Mr. Selickis is Latvian but, unusually, Russian Orthodox. His ascetic music is highly informed by the old tradition - the Byzantine chant tradition - of Orthodox sacred music, though there are a few concessions to the last two hundred years of innovations,  and the pieces presented were, for me, the most magical music of the evening. Four-part unaccompanied writing, simple flowing lines, often just one or two at a time, modestly sung either in unison or in octaves, or accompanied by chordal drones, this is beautiful music that I would love to hear a lot more of. Unfortunately, you won't be able to follow this up as his music has yet to find promoters on YouTube.

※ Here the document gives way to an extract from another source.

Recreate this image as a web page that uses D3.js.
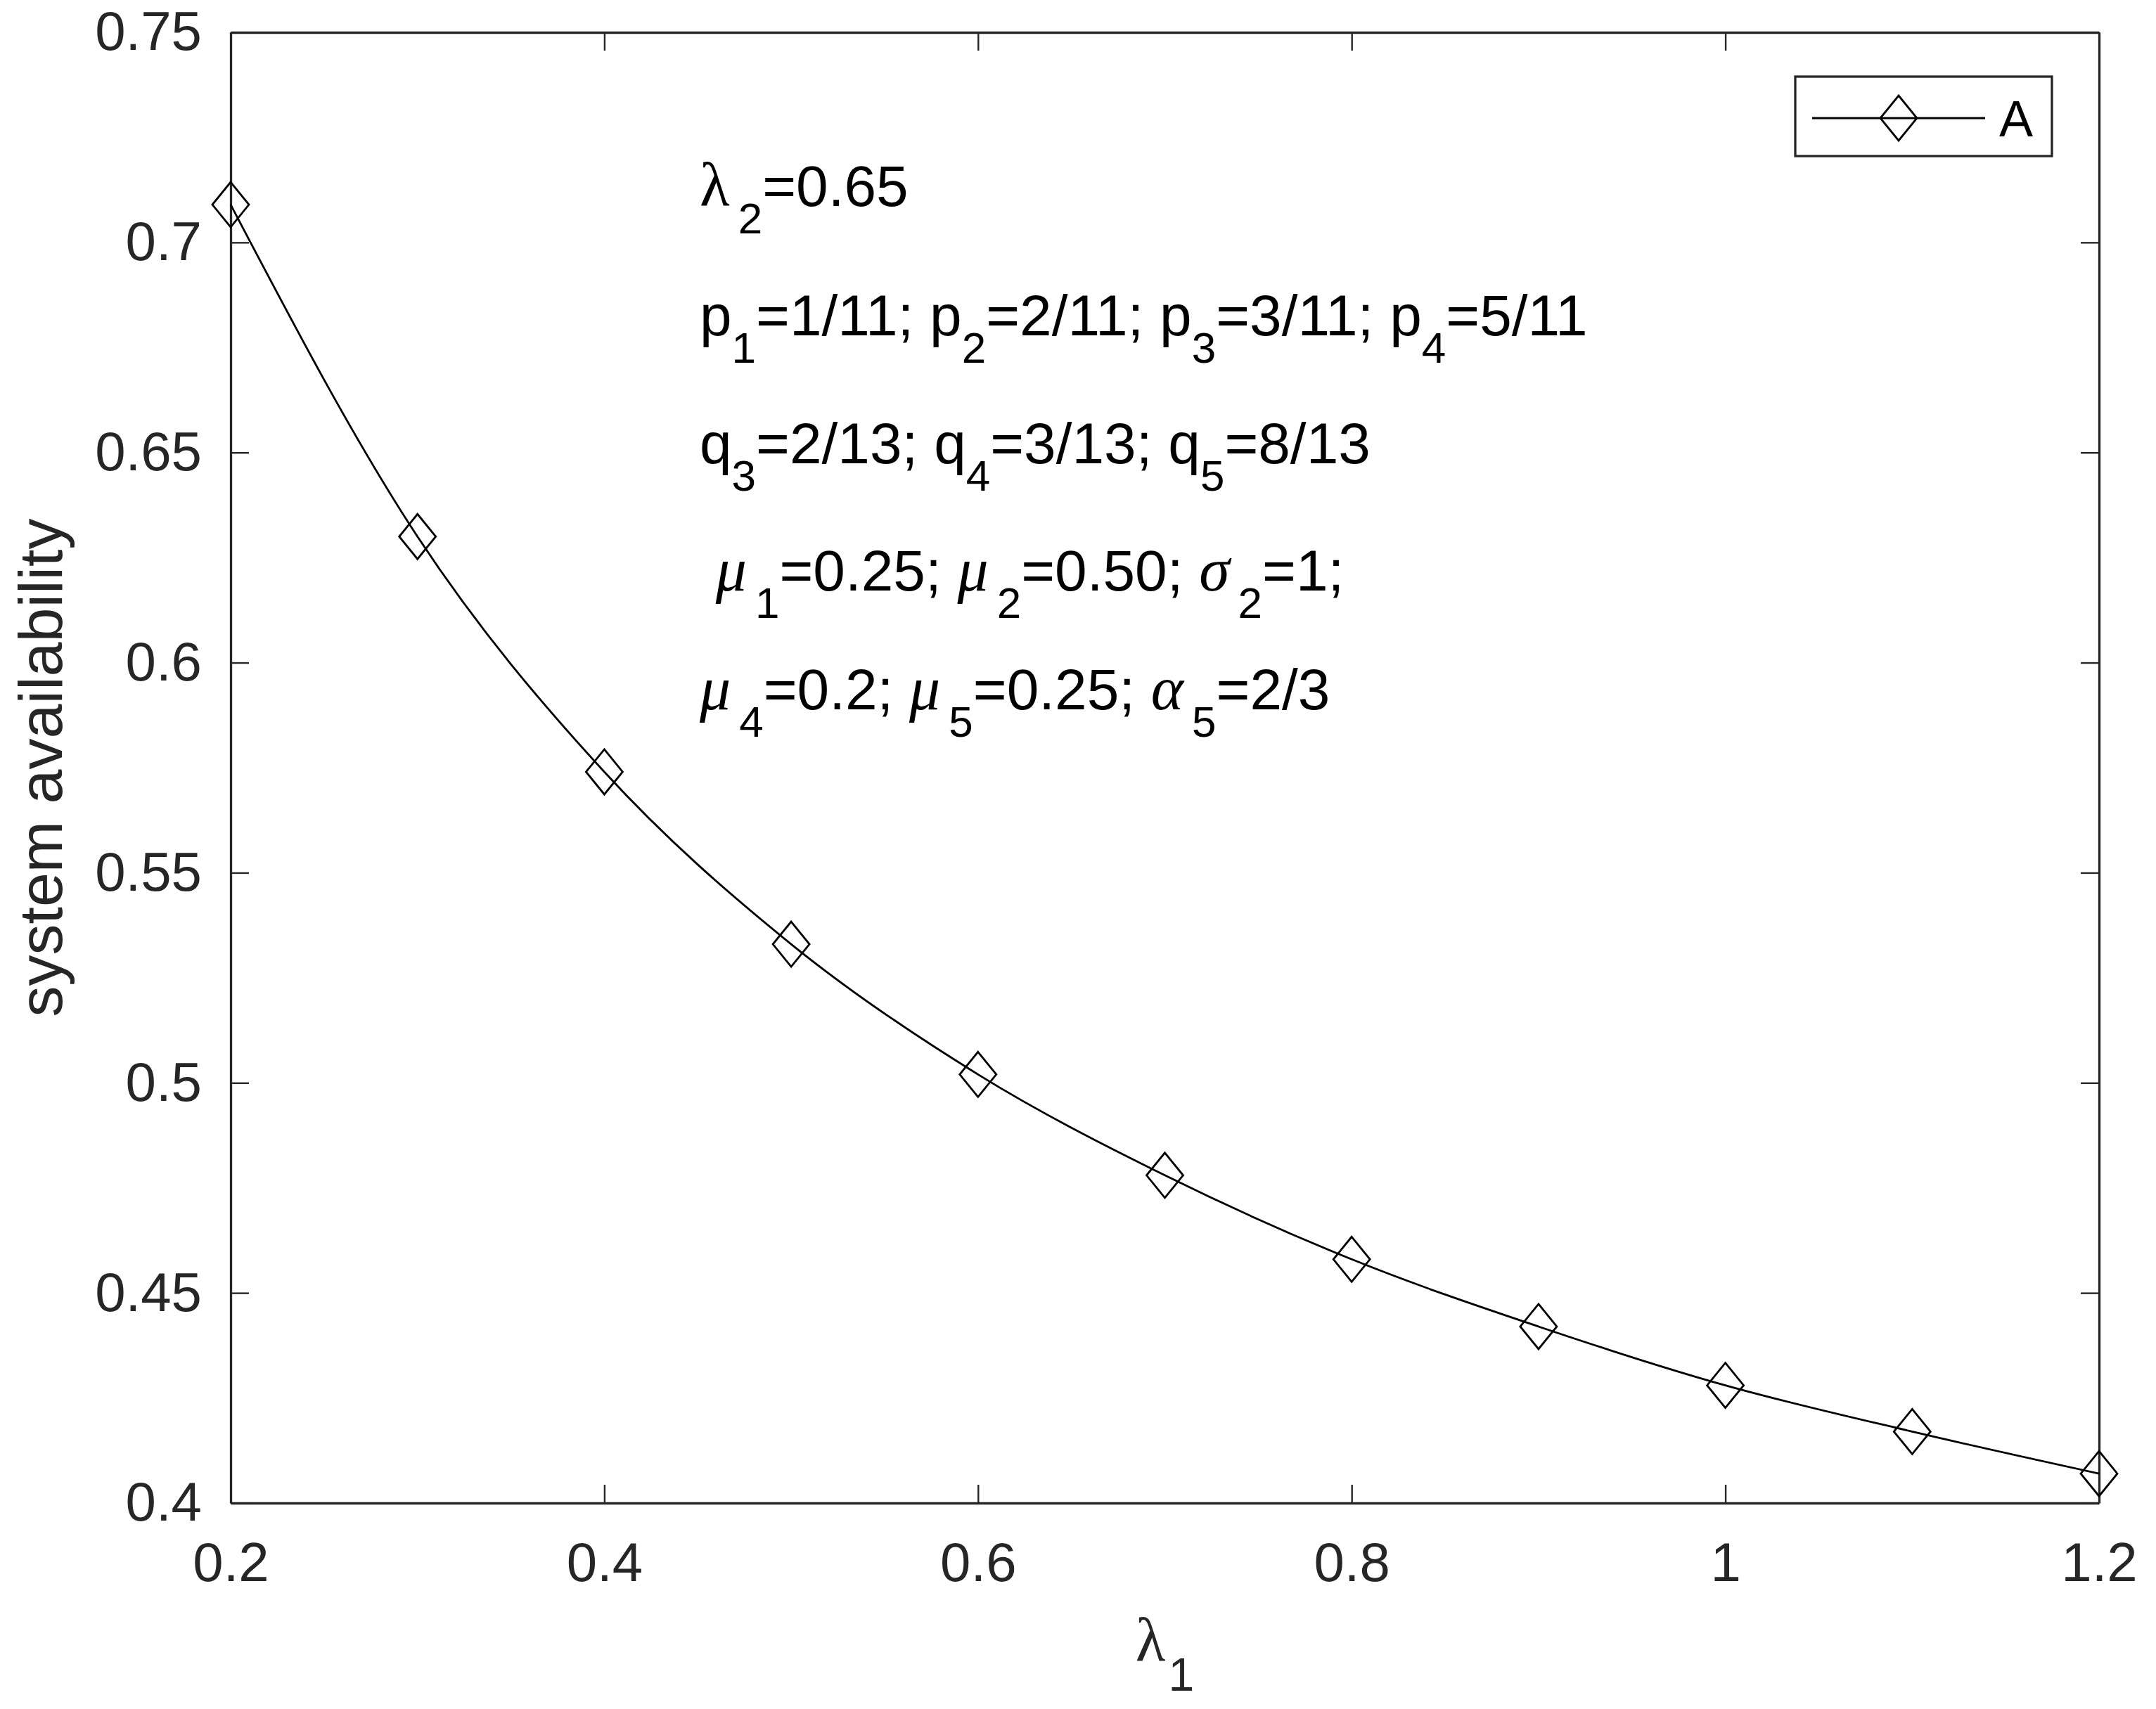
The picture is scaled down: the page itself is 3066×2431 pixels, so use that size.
<!DOCTYPE html>
<html>
<head>
<meta charset="utf-8">
<script src="https://cdn.jsdelivr.net/npm/d3@7"></script>
<style>
  html, body { margin: 0; padding: 0; background: #fff; }
  svg { display: block; }
  text { font-family: "Liberation Sans", Arial, Helvetica, sans-serif; }
</style>
</head>
<body>
<svg id="chart" width="3066" height="2431"></svg>
<script>
// ---- data ----
const lambda1 = [0.2, 0.3, 0.4, 0.5, 0.6, 0.7, 0.8, 0.9, 1.0, 1.1, 1.2];
const availability = [0.709, 0.630, 0.574, 0.533, 0.502, 0.478, 0.458, 0.442, 0.428, 0.417, 0.407];
const xTicks = [0.2, 0.4, 0.6, 0.8, 1.0, 1.2];
const xTickLabels = ["0.2", "0.4", "0.6", "0.8", "1", "1.2"];
const yTicks = [0.4, 0.45, 0.5, 0.55, 0.6, 0.65, 0.7, 0.75];
const yTickLabels = ["0.4", "0.45", "0.5", "0.55", "0.6", "0.65", "0.7", "0.75"];
const seriesName = "A";
const yLabel = "system availability";
// annotation lines: [text, kind] where kind n=normal, s=subscript, g=greek, gi=italic greek
const annotLines = [
  [["\u03bb", "g"], ["2", "s"], ["=0.65", "n"]],
  [["p", "n"], ["1", "s"], ["=1/11; p", "n"], ["2", "s"], ["=2/11; p", "n"], ["3", "s"], ["=3/11; p", "n"], ["4", "s"], ["=5/11", "n"]],
  [["q", "n"], ["3", "s"], ["=2/13; q", "n"], ["4", "s"], ["=3/13; q", "n"], ["5", "s"], ["=8/13", "n"]],
  [[" ", "n"], ["\u03bc", "gi"], ["1", "s"], ["=0.25; ", "n"], ["\u03bc", "gi"], ["2", "s"], ["=0.50; ", "n"], ["\u03c3", "gi"], ["2", "s"], ["=1;", "n"]],
  [["\u03bc", "gi"], ["4", "s"], ["=0.2; ", "n"], ["\u03bc", "gi"], ["5", "s"], ["=0.25; ", "n"], ["\u03b1", "gi"], ["5", "s"], ["=2/3", "n"]]
];

// ---- layout ----
const W = 3066, H = 2431;
const plot = { left: 328, top: 46, right: 2985, bottom: 2138 };
const axisColor = "#262626";
const tickLen = 26;
const tickFont = 78;
const labelFont = 88;
const annotFont = 82;
const subFont = 62;
const greekFont = 88;

const svg = d3.select("#chart");
svg.append("rect").attr("width", W).attr("height", H).attr("fill", "#fff");

const x = d3.scaleLinear().domain([0.2, 1.2]).range([plot.left, plot.right]);
const y = d3.scaleLinear().domain([0.4, 0.75]).range([plot.bottom, plot.top]);

function styleAxis(g) {
  g.select(".domain").attr("stroke", axisColor).attr("stroke-width", 3.3);
  g.selectAll(".tick line").attr("stroke", axisColor).attr("stroke-width", 2.4);
  g.selectAll(".tick text").attr("fill", axisColor).attr("font-size", tickFont)
    .attr("font-family", "'Liberation Sans', Arial, Helvetica, sans-serif");
}

// bottom
svg.append("g").attr("transform", `translate(0,${plot.bottom})`)
  .call(d3.axisBottom(x).tickValues(xTicks).tickSize(-tickLen).tickSizeOuter(0).tickPadding(56)
    .tickFormat((d, i) => xTickLabels[i]))
  .call(styleAxis);
// top
svg.append("g").attr("transform", `translate(0,${plot.top})`)
  .call(d3.axisTop(x).tickValues(xTicks).tickSize(-tickLen).tickSizeOuter(0).tickFormat(""))
  .call(styleAxis);
// left
svg.append("g").attr("transform", `translate(${plot.left},0)`)
  .call(d3.axisLeft(y).tickValues(yTicks).tickSize(-tickLen).tickSizeOuter(0).tickPadding(41)
    .tickFormat((d, i) => yTickLabels[i]))
  .call(styleAxis);
// right
svg.append("g").attr("transform", `translate(${plot.right},0)`)
  .call(d3.axisRight(y).tickValues(yTicks).tickSize(-tickLen).tickSizeOuter(0).tickFormat(""))
  .call(styleAxis);

// ---- series ----
const pts = lambda1.map((v, i) => [v, availability[i]]);
const line = d3.line().x(d => x(d[0])).y(d => y(d[1])).curve(d3.curveMonotoneX);
svg.append("path").datum(pts).attr("d", line)
  .attr("fill", "none").attr("stroke", "#000").attr("stroke-width", 2.8);

const mw = 26, mh = 32;
const diamond = `M0,${-mh}L${mw},0L0,${mh}L${-mw},0Z`;
svg.append("g").selectAll("path").data(pts).join("path")
  .attr("d", diamond)
  .attr("transform", d => `translate(${x(d[0])},${y(d[1])})`)
  .attr("fill", "none").attr("stroke", "#000").attr("stroke-width", 2.8);

// ---- axis labels ----
const xl = svg.append("text").attr("x", (plot.left + plot.right) / 2).attr("y", 2363)
  .attr("text-anchor", "middle").attr("fill", axisColor).attr("font-size", labelFont);
xl.append("tspan").attr("font-family", "'Liberation Serif', 'DejaVu Serif', serif").text("\u03bb");
xl.append("tspan").attr("font-size", 66).attr("dy", 42).attr("dx", 4).text("1");

svg.append("text").attr("transform", `translate(88,${(plot.top + plot.bottom) / 2}) rotate(-90)`)
  .attr("text-anchor", "middle").attr("fill", axisColor).attr("font-size", labelFont)
  .text(yLabel);

// ---- annotation ----
const annotBaselines = [293, 477, 659, 840, 1009];
annotLines.forEach((segs, li) => {
  const t = svg.append("text").attr("x", 995).attr("y", annotBaselines[li])
    .attr("font-size", annotFont).attr("fill", "#000").style("white-space", "pre");
  let shifted = false;
  let prevGreek = false;
  segs.forEach(([txt, kind]) => {
    const ts = t.append("tspan").text(txt);
    if (kind === "s") {
      ts.attr("font-size", subFont).attr("dy", 39);
      if (prevGreek) ts.attr("dx", 12);
      shifted = true;
      prevGreek = false;
    } else {
      if (shifted) { ts.attr("dy", -39); shifted = false; }
      prevGreek = false;
      if (kind === "g" || kind === "gi") {
        ts.attr("font-family", "'Liberation Serif', 'DejaVu Serif', serif").attr("font-size", greekFont);
        if (kind === "gi") ts.attr("font-style", "italic");
        prevGreek = true;
      }
    }
  });
});

// ---- legend ----
const leg = svg.append("g");
leg.append("rect").attr("x", 2553).attr("y", 109).attr("width", 365).attr("height", 113)
  .attr("fill", "#fff").attr("stroke", axisColor).attr("stroke-width", 3.3);
leg.append("line").attr("x1", 2577).attr("x2", 2823).attr("y1", 168).attr("y2", 168)
  .attr("stroke", "#000").attr("stroke-width", 2.8);
leg.append("path").attr("d", diamond).attr("transform", "translate(2700,168)")
  .attr("fill", "none").attr("stroke", "#000").attr("stroke-width", 2.8);
leg.append("text").attr("x", 2843).attr("y", 194).attr("font-size", 72).attr("fill", "#000")
  .text(seriesName);
</script>
</body>
</html>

The piece by Galina Grigorjeva (b. 1962, pictured above), born in the Ukraine but now living in Estonia, was a 'choral concerto', (long) after the manner of Bortniansky. Galina, like Andrejs Selickis, works within the Russian Orthodox tradition, but her music seems to me to be more in keeping than her Latvian contemporary's with the open-to-everything spirit of our own age's contemporary classical music - especially those parts of it who inwardly digested the lessons taught by Bartok about talking folk melody to heart. Svjatki means 'Christmastide', but secular aspects of Christmas are as much a part of the work as the seasons's purely Christian side. It comes in six movements, beginning with a lively 'Slava', and Kastalsky would probably have been pleased by her use of folk-style singing techniques. I would use the damning-with-faint-praise word (word?) 'OK' to describe my feelings about this piece. The lady's music so far makes just one appearance on YouTube - an excerpt from a percussion piece called There is a Time for Autumn - where, rather tellingly I think, you will  hear a chant-like melody over a drone (in classic Orthodox style), alongside more conventional (and less engaging) modern percussion writing/doodling.


A joyous Christmas to every one of my many millions of Russian Orthodox readers!